Bom Sucesso do insucesso I
O asfalto acabava na aldeia do Váu. A partir daí, pelo caminho pedregulhento e esburacado de terra batida só avançavam os aventureiros que tivessem pouca estima nas suas viaturas.
Progredia-se penosamente através dos muitos hectares da Quinta do Bom Sucesso, mas a recompensa justificava a cobertura de pó do carro e a despesa na oficina por causa da suspensão, como acontecia com o nosso, ao alcançarmos numa espécie de península um lugar de deslumbrante beleza bravia, na margem sul da Lagoa de Óbidos.
Eramos saudados por uma parede na qual estavam inscrições de boas vindas em línguas diferentes e com o nome do empreendimento que, de turístico pouco tinha, ao contrário do que naquela época dos 70 se começava a expressar em Troia, mas sobretudo no Algarve.
E lá seguimos, em 1972, eximiamente conduzidos pela mãe e orientados pelo entusiamo da madrinha Ilda que conseguiu influenciar a compra de um lote num bairro em que ainda não havia casas.
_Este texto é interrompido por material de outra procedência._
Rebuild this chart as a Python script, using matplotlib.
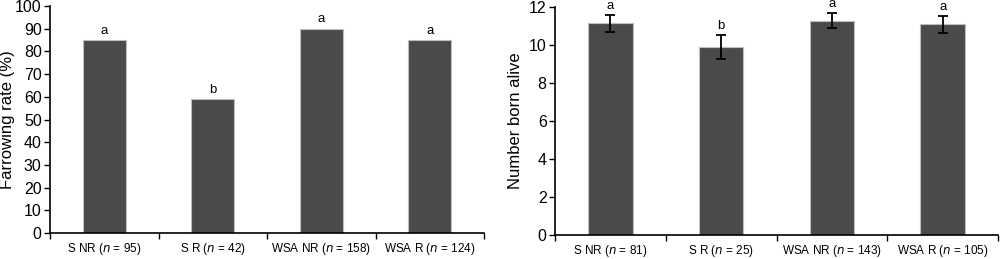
import matplotlib.pyplot as plt
import numpy as np

plt.rcParams['font.family'] = ['Liberation Sans', 'DejaVu Sans']

# left panel: farrowing rate
FR_LABELS = ["S NR", "S R", "WSA NR", "WSA R"]
FR_N = [95, 42, 158, 124]
FR_VALUES = [85, 59, 90, 85]
FR_LETTERS = ["a", "b", "a", "a"]

# right panel: number born alive
NBA_LABELS = ["S NR", "S R", "WSA NR", "WSA R"]
NBA_N = [81, 25, 143, 105]
NBA_VALUES = [11.15, 9.9, 11.3, 11.1]
NBA_ERR = [0.45, 0.65, 0.4, 0.45]
NBA_LETTERS = ["a", "b", "a", "a"]

BAR_COLOR = "#4a4a4a"


def draw_panel(ax, labels, ns, values, letters, ylim, ystep, ylabel, label_x, err=None, letter_pad=0.0):
    x = np.arange(len(values))
    ax.bar(x, values, width=0.4, color=BAR_COLOR, edgecolor="#bdbdbd", linewidth=0.8, zorder=2)
    tops = np.array(values, dtype=float)
    if err is not None:
        ax.errorbar(x, values, yerr=err, fmt="none", ecolor="black", elinewidth=1.3,
                    capsize=3.5, capthick=1.3, zorder=3)
        tops = tops + np.array(err)
    for xi, t, lt in zip(x, tops, letters):
        ax.text(xi, t + letter_pad, lt, ha="center", va="bottom", fontsize=9.5)

    ax.set_xlim(-0.5, len(values) - 0.5)
    ax.set_ylim(*ylim)
    ax.set_yticks(np.arange(ylim[0], ylim[1] + ystep / 2, ystep))
    ax.tick_params(axis="y", labelsize=11.5, direction="out", length=4, width=1, pad=2)

    # boundaries as major ticks, labels on minor ticks at centres
    ax.set_xticks(np.arange(-0.5, len(values), 1.0))
    ax.set_xticklabels([])
    ax.set_xticks(x, minor=True)
    ax.set_xticklabels([f"{l} ($\\it{{n}}$ = {n})" for l, n in zip(labels, ns)], minor=True)
    ax.tick_params(axis="x", which="major", direction="out", length=4, width=1)
    ax.tick_params(axis="x", which="minor", length=0, labelsize=8.5, pad=6)

    ax.spines["top"].set_visible(False)
    ax.spines["right"].set_visible(False)
    ax.spines["left"].set_linewidth(1.2)
    ax.spines["bottom"].set_linewidth(1.2)
    ax.set_ylabel(ylabel, fontsize=12)
    ax.yaxis.set_label_coords(label_x, 0.5)


fig = plt.figure(figsize=(10, 2.59), dpi=100)
ax1 = fig.add_axes([0.050, 26 / 259, 0.434, 227 / 259])
ax2 = fig.add_axes([0.555, 24 / 259, 0.443, 227.7 / 259])

draw_panel(ax1, FR_LABELS, FR_N, FR_VALUES, FR_LETTERS, (0, 100), 10,
           "Farrowing rate (%)", -0.080, letter_pad=1.5)
draw_panel(ax2, NBA_LABELS, NBA_N, NBA_VALUES, NBA_LETTERS, (0, 12), 2,
           "Number born alive", -0.072, err=NBA_ERR, letter_pad=0.15)

fig.savefig("out.png", dpi=100)
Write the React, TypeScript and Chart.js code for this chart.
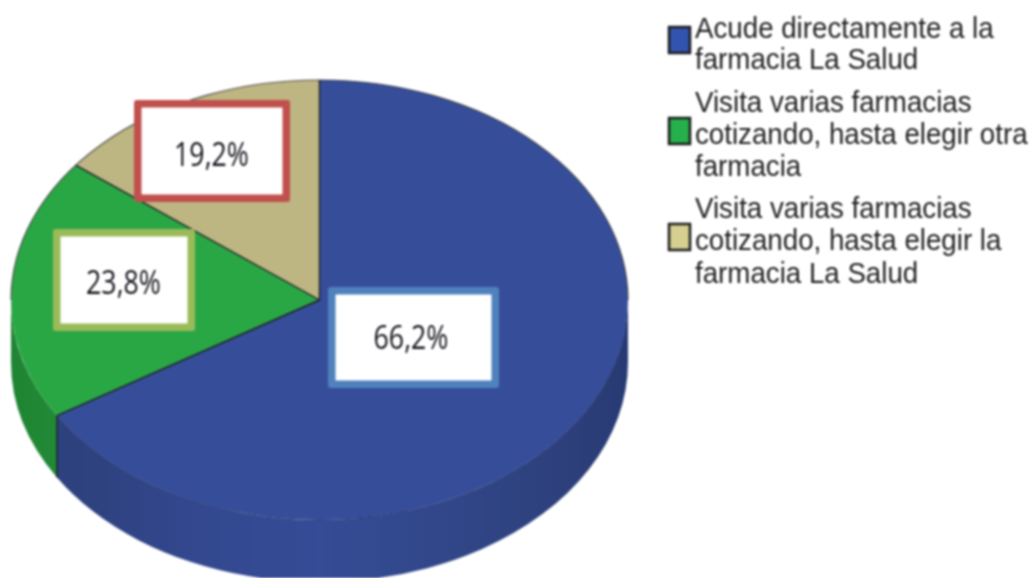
import React, { useEffect, useRef } from "react";
import { Chart, registerables } from "chart.js";

Chart.register(...registerables);

const categories = [
  "Acude directamente a la farmacia La Salud",
  "Visita varias farmacias cotizando, hasta elegir otra farmacia",
  "Visita varias farmacias cotizando, hasta elegir la farmacia La Salud",
];
const legendLines = [
  ["Acude directamente a la", "farmacia La Salud"],
  ["Visita varias farmacias", "cotizando, hasta elegir otra", "farmacia"],
  ["Visita varias farmacias", "cotizando, hasta elegir la", "farmacia La Salud"],
];
const sliceShares = [66.2, 19.3, 14.5];
const printedLabels = ["66,2%", "23,8%", "19,2%"];

const topColors = ["#364E9A", "#2AA745", "#BDB582"];
const swatchColors = ["#3354AE", "#25B04C", "#D6CF90"];
const labelBorders = ["#4F81BD", "#9BBB59", "#C0504D"];

const CX = 319.5;
const CY = 300;
const RX = 308.5;
const RY = 220;
const DEPTH = 62;
const K = RY / RX;
const labelBoxes = [
  { l: 328, t: 287, r: 499, b: 388, tx: 411, ty: 340 },
  { l: 53, t: 229, r: 195, b: 331, tx: 123.5, ty: 285 },
  { l: 134, t: 100, r: 290, b: 202, tx: 211.5, ty: 157 },
];
const legendLayout = [
  { box: [669, 27, 21, 26], base: [38, 69] },
  { box: [669, 118, 21, 26], base: [112, 144, 176] },
  { box: [669, 224, 21, 26], base: [218, 250, 283] },
];

function sideGradient(ctx: CanvasRenderingContext2D, index: number) {
  const g = ctx.createLinearGradient(CX - RX, 0, CX + RX, 0);
  if (index === 0) {
    g.addColorStop(0, "#2E417F");
    g.addColorStop(0.15, "#2F4280");
    g.addColorStop(0.3, "#33488F");
    g.addColorStop(0.5, "#354C96");
    g.addColorStop(0.7, "#324789");
    g.addColorStop(0.9, "#2D407C");
    g.addColorStop(1, "#283A72");
  } else {
    g.addColorStop(0, "#1F8433");
    g.addColorStop(0.1, "#228C38");
    g.addColorStop(1, "#228C38");
  }
  return g;
}

const pie3d = {
  id: "pie3d",
  beforeDatasetsDraw(chart: any) {
    const ctx: CanvasRenderingContext2D = chart.ctx;
    const arcs = chart.getDatasetMeta(0).data;
    const cx = arcs[0].x;
    const cy = arcs[0].y;
    const r = arcs[0].outerRadius;
    const ry = r * K;
    arcs.forEach((arc: any, i: number) => {
      const a0 = Math.max(arc.startAngle, 0);
      const a1 = Math.min(arc.endAngle, Math.PI);
      if (a1 <= a0) return;
      ctx.beginPath();
      ctx.ellipse(cx, cy, r, ry, 0, a0, a1);
      ctx.ellipse(cx, cy + DEPTH, r, ry, 0, a1, a0, true);
      ctx.closePath();
      ctx.fillStyle = sideGradient(ctx, i);
      ctx.fill();
    });
    // Squash the library's circular arcs into the tilted top face.
    ctx.save();
    ctx.translate(0, cy);
    ctx.scale(1, K);
    ctx.translate(0, -cy);
  },
  afterDatasetsDraw(chart: any) {
    const ctx: CanvasRenderingContext2D = chart.ctx;
    ctx.restore();
    const arcs = chart.getDatasetMeta(0).data;
    const cx = arcs[0].x;
    const cy = arcs[0].y;
    const r = arcs[0].outerRadius;
    const ry = r * K;

    // Rim of the rear half.
    ctx.strokeStyle = "rgba(40,40,40,0.75)";
    ctx.lineWidth = 1.2;
    ctx.beginPath();
    ctx.ellipse(cx, cy, r, ry, 0, Math.PI, Math.PI * 2);
    ctx.stroke();

    // Front rim, barely visible on the blue slice.
    ctx.strokeStyle = "rgba(30,40,90,0.3)";
    ctx.beginPath();
    ctx.ellipse(cx, cy, r, ry, 0, 0.05, arcs[0].endAngle);
    ctx.stroke();

    // Slice edges.
    ctx.strokeStyle = "#1c1f24";
    ctx.lineWidth = 1.4;
    arcs.forEach((arc: any) => {
      const ex = cx + r * Math.cos(arc.startAngle);
      const ey = cy + ry * Math.sin(arc.startAngle);
      ctx.beginPath();
      ctx.moveTo(cx, cy);
      ctx.lineTo(ex, ey);
      ctx.stroke();
    });
    const corner = arcs[0].endAngle;
    const kx = cx + r * Math.cos(corner);
    const ky = cy + ry * Math.sin(corner);
    ctx.beginPath();
    ctx.moveTo(kx, ky);
    ctx.lineTo(kx, ky + DEPTH);
    ctx.stroke();

    // Printed percentage boxes.
    ctx.textAlign = "center";
    ctx.textBaseline = "middle";
    ctx.font = '33px "Open Sans"';
    labelBoxes.forEach((b, i) => {
      const bw = 7.5;
      const w = b.r - b.l;
      const h = b.b - b.t;
      ctx.fillStyle = labelBorders[i];
      ctx.beginPath();
      ctx.roundRect(b.l, b.t, w, h, 3);
      ctx.fill();
      ctx.fillStyle = "#ffffff";
      ctx.fillRect(b.l + bw, b.t + bw, w - bw * 2, h - bw * 2);
      ctx.fillStyle = "#14141c";
      ctx.save();
      ctx.translate(b.tx, b.ty);
      ctx.scale(0.81, 1);
      ctx.fillText(printedLabels[i], 0, 0);
      ctx.restore();
    });

    // Legend.
    ctx.textAlign = "left";
    ctx.textBaseline = "alphabetic";
    ctx.font = '29px "Liberation Sans"';
    legendLines.forEach((lines, i) => {
      const lay = legendLayout[i];
      const [x, y, w, h] = lay.box;
      ctx.fillStyle = swatchColors[i];
      ctx.fillRect(x, y, w, h);
      ctx.strokeStyle = "#1b1b1b";
      ctx.lineWidth = 2.5;
      ctx.strokeRect(x, y, w, h);
      ctx.fillStyle = "#222222";
      lines.forEach((line, j) => {
        ctx.save();
        ctx.translate(695, lay.base[j]);
        ctx.scale(0.955, 1);
        ctx.fillText(line, 0, 0);
        ctx.restore();
      });
    });
  },
};

export default function App() {
  const ref = useRef<HTMLCanvasElement>(null);
  useEffect(() => {
    document.body.style.margin = "0";
    const chart = new Chart(ref.current!, {
      type: "pie",
      data: {
        labels: categories,
        datasets: [
          {
            data: sliceShares,
            backgroundColor: topColors,
            borderWidth: 0,
            clip: false,
          } as any,
        ],
      },
      options: {
        responsive: false,
        animation: false,
        radius: RX,
        layout: { padding: { left: 0, top: CY * 2 - 578, right: 1032 - CX * 2, bottom: 0 } },
        plugins: { legend: { display: false }, tooltip: { enabled: false } },
      } as any,
      plugins: [pie3d],
    });
    return () => chart.destroy();
  }, []);
  return (
    <canvas
      ref={ref}
      width={1032}
      height={578}
      style={{ display: "block", filter: "blur(0.8px)" }}
    />
  );
}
Fiquei maravilhada com aquela possibilidade de virmos a ter um pedaço de floresta ao qual logo lhe atribui o fantasioso nome de O Bosque das Fadas Encantadas, coisa que só uma menina criança acha adequado.
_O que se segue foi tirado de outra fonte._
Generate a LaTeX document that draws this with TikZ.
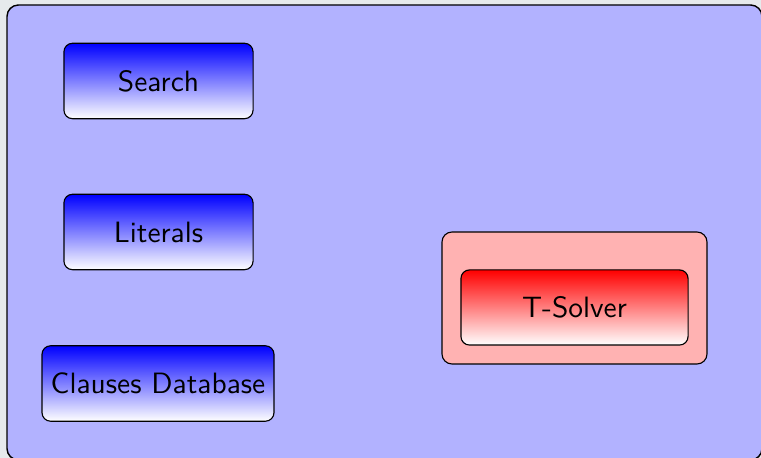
\documentclass[tikz,border=0pt]{standalone}
\usetikzlibrary{shadings}
\definecolor{pagebg}{RGB}{230,234,236}
\newcommand{\boxfont}{\sffamily\fontsize{10.3}{12}\selectfont}
\begin{document}
\begin{tikzpicture}[x=0.35pt,y=-0.35pt,
  bluebox/.style={draw=black, rounded corners=3pt, top color=blue, bottom color=white, font=\boxfont, inner sep=0pt, minimum height=26.4pt},
  redbox/.style={draw=black, rounded corners=3pt, top color=red, bottom color=white, font=\boxfont, inner sep=0pt, minimum height=26.3pt},
  pinkbox/.style={draw=black, rounded corners=3.5pt, fill=red!30, inner sep=0pt}]
\useasboundingbox (0,0) rectangle (761,458);
\fill[pagebg] (0,0) rectangle (761,458);
\draw[fill=blue!30, rounded corners=4pt, line width=0.5pt] (7,5) rectangle (762,460);
\node[bluebox, minimum width=66.2pt] (search) at (158.5,81) {Search};
\node[bluebox, minimum width=66.2pt] (literals) at (158.5,232) {Literals};
\node[bluebox, minimum width=81.2pt] (clauses) at (158,383.5) {Clauses Database};
\node[pinkbox, minimum width=92.75pt, minimum height=46.2pt] (tsbox) at (574.5,298) {};
\node[redbox, minimum width=79.5pt] (tsolver) at (574.5,307.5) {T-Solver};
\end{tikzpicture}
\end{document}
Em sonhos passei a povoar aquele ensaio de principado com gnomos e personagens encantados à escala da pitoresca Aldeia da Lapinha e da Aldeia dos Pescadores que recuperadas pelos Belgas, como alguns lhes chamavam, valorizavam o património arquitetónico rural nacional que os portugueses pareciam ter passado a desprezar. Na época as casas portuguesas para além de começarem a apresentar inclinados telhados pretos, eram desconcertadamente grandes e revestidas com azulejos de casa de banho. Um pavor que neste reduto se determinou evitar através da assinatura de um contrato em que o comprador se comprometia a edificar segundo as características regionais, casas de piso térreo, com exceção para bairros específicos, pintadas de branco, com telhado de barro vermelho que contribuiriam para a harmonia e preservação da paisagem.
Como após revolução a regra passou a ser quebrar a regra, curiosamente em toda a Turisbel, o primeiro a transgredir foi o padre da aldeia que mandou erigir um paralelepípedo monstruoso, pintado de bege e com janelas de alumínio e estores, ao contrário das janelas de portadas de madeira de todas as restantes. Atos iluminados pela energia do momento que gerou muitos equívocos, com verdadeiros atentados ao meu pudor estético de burguesinha que passara a adolescente por esclarecer, mas já com inclinação para a problemática do belo, do feio e da floresta.
Ainda pior do que agora, nada se encontrava para abastecer e pouco para comer, além das dunas cobertas de vegetação com o seu cheiro característico onde não faltavam camarinheiras, armérias, pinheiros mansos e bravos em fases de crescimento diferentes. É que o empreendedor, como agora se diz, era uma abastada, mas simples família estrangeira que tinha uma visão antagónica ao abate e corte que atualmente se pratica por promotores portadores de avais nacionais, especialistas insolventes em dissolver lugares. Eles preferiam andar descalços em contato com a areia da praia, vivendo de maneira despojada, mas estavam já cientes do valor da vegetação pelo que dispersaram sementes por via aérea traçaram uma urbanização com bairros nos pinhais mais antigos e outros nas dunas, demasiado próximo da maré alta. Coisa que à luz do conhecimento da década de 70 parecia não ter qualquer gravidade pois poucos se atreviam ao desgaste de tal salina proximidade.